Missed Connections (Hungary)

Settled on the floor at Gatwick airport, huddled up next to an outlet with my computer in my lap, as commuter feet march by me in all directions. MA615 to Budapest is delayed by an hour, and I’m uncharacteristically unfazed. I’m not even annoyed by the prospect of having to spend the whole night in Hungary after I miss my connecting flight, as I almost certainly will. Apparently, I’m not in any hurry.

Let’s not think too hard about what it means that I’m starting this trip with a missed connection. Foreshadowing is just a literary device, right?

All joking aside, that’s obviously my biggest (perhaps only) fear going into this thing: “what if we don’t connect?” What happens when you give yourself an entire year to meet someone, or many someones, and you come back having only scratched the surface?
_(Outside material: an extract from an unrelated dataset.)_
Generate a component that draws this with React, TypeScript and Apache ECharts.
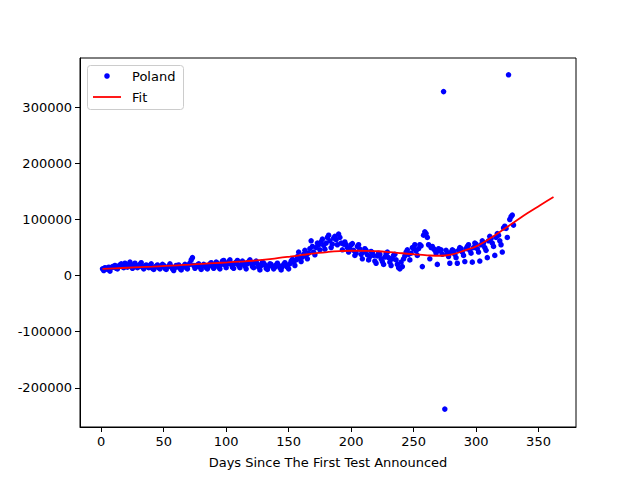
import React, { useEffect, useRef } from 'react';
import * as echarts from 'echarts';

// daily new cases (day 1 .. 330)
const dailyCases: number[] = [
  12000, 9000, 14000, 13000, 11000, 15000, 8000,
  14000, 16000, 15000, 18000, 13000, 12000, 17000,
  19000, 21000, 16000, 14000, 22000, 18000, 15000,
  20000, 24000, 17000, 13000, 19000, 22000, 16000,
  14000, 18000, 20000, 23000, 15000, 12000, 17000,
  19000, 16000, 14000, 18000, 21000, 13000, 11000,
  15000, 17000, 19000, 14000, 12000, 16000, 20000,
  18000, 13000, 11000, 15000, 17000, 21000, 16000,
  12000, 9000, 14000, 18000, 16000, 19000, 13000,
  10000, 15000, 17000, 20000, 14000, 12000, 19000,
  22000, 28000, 32000, 18000, 13000, 16000, 19000,
  21000, 15000, 11000, 17000, 20000, 18000, 14000,
  12000, 18000, 21000, 23000, 16000, 13000, 19000,
  24000, 22000, 15000, 12000, 20000, 26000, 27000,
  19000, 14000, 21000, 25000, 28000, 20000, 15000,
  13000, 22000, 24000, 27000, 18000, 14000, 20000,
  26000, 23000, 17000, 12000, 21000, 25000, 28000,
  22000, 16000, 14000, 23000, 26000, 21000, 15000,
  10000, 18000, 24000, 22000, 19000, 13000, 11000,
  17000, 21000, 20000, 16000, 12000, 15000, 19000,
  22000, 18000, 14000, 10000, 16000, 20000, 23000,
  19000, 15000, 12000, 21000, 26000, 29000, 24000,
  18000, 28000, 34000, 42000, 30000, 25000, 33000,
  38000, 45000, 36000, 30000, 40000, 48000, 62000,
  52000, 42000, 37000, 50000, 58000, 55000, 46000,
  60000, 65000, 54000, 47000, 58000, 68000, 72000,
  62000, 50000, 56000, 67000, 70000, 64000, 55000,
  74000, 68000, 58000, 46000, 56000, 60000, 55000,
  50000, 42000, 48000, 55000, 57000, 45000, 36000,
  40000, 52000, 55000, 47000, 38000, 30000, 42000,
  48000, 45000, 37000, 28000, 34000, 43000, 41000,
  36000, 26000, 22000, 35000, 40000, 38000, 30000,
  25000, 20000, 33000, 39000, 42000, 32000, 24000,
  18000, 30000, 36000, 38000, 28000, 20000, 14000,
  12000, 24000, 16000, 30000, 35000, 42000, 46000,
  38000, 28000, 40000, 50000, 48000, 55000, 44000,
  36000, 48000, 55000, 53000, 16000, 72000, 78000,
  75000, 68000, 55000, 30000, 50000, 52000, 48000,
  45000, 40000, 20000, 48000, 44000, 46000, 38000,
  328000, -238000, 45000, 40000, 34000, 22000, 42000,
  46000, 44000, 38000, 32000, 22000, 45000, 50000,
  48000, 42000, 36000, 25000, 48000, 52000, 55000,
  45000, 40000, 24000, 50000, 58000, 56000, 48000,
  42000, 26000, 55000, 62000, 58000, 50000, 45000,
  32000, 62000, 70000, 66000, 58000, 52000, 36000,
  68000, 75000, 72000, 62000, 55000, 42000, 85000,
  88000, 84000, 68000, 358000, 100000, 105000, 108000,
  90000,
];

// fitted curve, sampled every 10 days
const fitDays: number[] = [
  1, 11, 21, 31, 41, 51, 61, 71, 81, 91, 101, 111, 121, 131, 141, 151, 161, 171, 181,
  191, 201, 211, 221, 231, 241, 251, 261, 271, 281, 291, 301, 311, 321, 331, 341, 351, 362,
];
const fitValues: number[] = [
  12000, 13000, 14000, 15000, 16000, 17200, 18400, 19600, 21000, 22300, 23600, 25000,
  26500, 28500, 31000, 33800, 36800, 39600, 42000, 43600, 44300, 44200, 43400, 41800,
  39800, 37800, 36200, 35400, 38000, 45000, 53000, 66000, 81000, 96000, 111000, 125000,
  140000,
];

const xTicks = [0, 50, 100, 150, 200, 250, 300, 350];
const yTicks = [-200000, -100000, 0, 100000, 200000, 300000];

const FONT = 'DejaVu Sans';

const App: React.FC = () => {
  const chartRef = useRef<HTMLDivElement>(null);

  useEffect(() => {
    if (!chartRef.current) return;
    const chart = echarts.init(chartRef.current, undefined, { renderer: 'svg' });

    const scatterData = dailyCases.map((v, i) => [i + 1, v]);
    const fitData = fitDays.map((d, i) => [d, fitValues[i]]);

    const option: echarts.EChartsOption = {
      animation: false,
      backgroundColor: '#ffffff',
      grid: {
        left: 80,
        right: 64,
        top: 58,
        bottom: 53,
        show: true,
        borderColor: '#000000',
        borderWidth: 1,
        backgroundColor: 'transparent',
      },
      xAxis: {
        type: 'value',
        min: -17,
        max: 380,
        name: 'Days Since The First Test Announced',
        nameLocation: 'middle',
        nameGap: 29,
        nameTextStyle: { fontFamily: FONT, fontSize: 13, color: '#000' },
        axisLine: { show: true, onZero: false, lineStyle: { color: '#000' } },
        axisTick: { show: true, length: 5, customValues: xTicks, lineStyle: { color: '#000' } },
        axisLabel: {
          customValues: xTicks,
          margin: 8,
          fontFamily: FONT,
          fontSize: 13,
          color: '#000',
          formatter: (v: number) => String(v),
        },
        splitLine: { show: false },
      },
      yAxis: {
        type: 'value',
        min: -269900,
        max: 387900,
        axisLine: { show: true, onZero: false, lineStyle: { color: '#000' } },
        axisTick: { show: true, length: 5, customValues: yTicks, lineStyle: { color: '#000' } },
        axisLabel: {
          customValues: yTicks,
          margin: 8,
          fontFamily: FONT,
          fontSize: 13,
          color: '#000',
          formatter: (v: number) => String(v),
        },
        splitLine: { show: false },
      },
      series: [
        {
          name: 'Poland',
          type: 'scatter',
          data: scatterData,
          symbolSize: 5.5,
          itemStyle: { color: '#0000ff', opacity: 1 },
          z: 2,
        },
        {
          name: 'Fit',
          type: 'line',
          data: fitData,
          smooth: true,
          showSymbol: false,
          symbol: 'none',
          lineStyle: { color: '#ff0000', width: 1.8 },
          z: 3,
        },
      ],
      graphic: [
        {
          type: 'rect',
          shape: { x: 87.5, y: 65.5, width: 96, height: 44, r: 3 },
          style: { fill: 'rgba(255,255,255,0.8)', stroke: '#cccccc', lineWidth: 1 },
          z: 10,
        },
        {
          type: 'circle',
          shape: { cx: 107, cy: 76, r: 2.8 },
          style: { fill: '#0000ff' },
          z: 11,
        },
        {
          type: 'text',
          x: 132,
          y: 76,
          style: {
            text: 'Poland',
            fontFamily: FONT,
            fontSize: 13,
            fill: '#000',
            textVerticalAlign: 'middle',
          },
          z: 11,
        },
        {
          type: 'line',
          shape: { x1: 93, y1: 97, x2: 121, y2: 97 },
          style: { stroke: '#ff0000', lineWidth: 1.8 },
          z: 11,
        },
        {
          type: 'text',
          x: 132,
          y: 97,
          style: {
            text: 'Fit',
            fontFamily: FONT,
            fontSize: 13,
            fill: '#000',
            textVerticalAlign: 'middle',
          },
          z: 11,
        },
      ],
    };

    chart.setOption(option);

    return () => {
      chart.dispose();
    };
  }, []);

  return (
    <div
      ref={chartRef}
      style={{ position: 'fixed', left: 0, top: 0, width: '640px', height: '480px' }}
    />
  );
};

export default App;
Ticked boxes and snapped photos without actually changing or being changed by anyone? Without having made new friends, without loving new people?

It dawns on me now that the whole “collaborative creation” brief is just a sneaky ploy, another way of upping my dopamine supply (and hopefully everyone else’s) in the non-zero-sum game that is life. Because deep down I know that when people build together, when they create together, they love each other. That’s all love is, really, a sort of bewildered excitement and gratitude as you join forces with other people—superheroes, each with superpowers so different from your own—to make something bigger and better than you could have ever dreamed up on your own. A life, a family, a play, anything.

We ran devising workshops with military vets in California last year, when we were building “Nobody’s Home.” We spent a week on the phones—in my hometown, mind you, where I spent my whole life and speak the native language—and no one came the first weekend. Another week on the phone and we got 4 participants. But what a 4! And we came away from that month with new friends.

I guess…this blog is a funny thing. An attempt at some next step. Or even a quantum leap. Because I know I can spend a month on the phone if need be, learn Arabic if need be, find even just one or two war veterans if it comes to that and build something together…and if I come away having learned something new, felt something new, I’ll be satisfied. But that kind of connection is a given, it’s organic, it’s what happens when you parallel play. How do you share what happens in Beirut between an upstart artist and some LAF vets with a playwright, then a cast, and finally a theatergoing public in London? What can remain of the original impulse? How does it transform, and what comes out the other side?

All great questions to mull over on a sleepless night in a Hungarian airport departure lounge, I’m sure.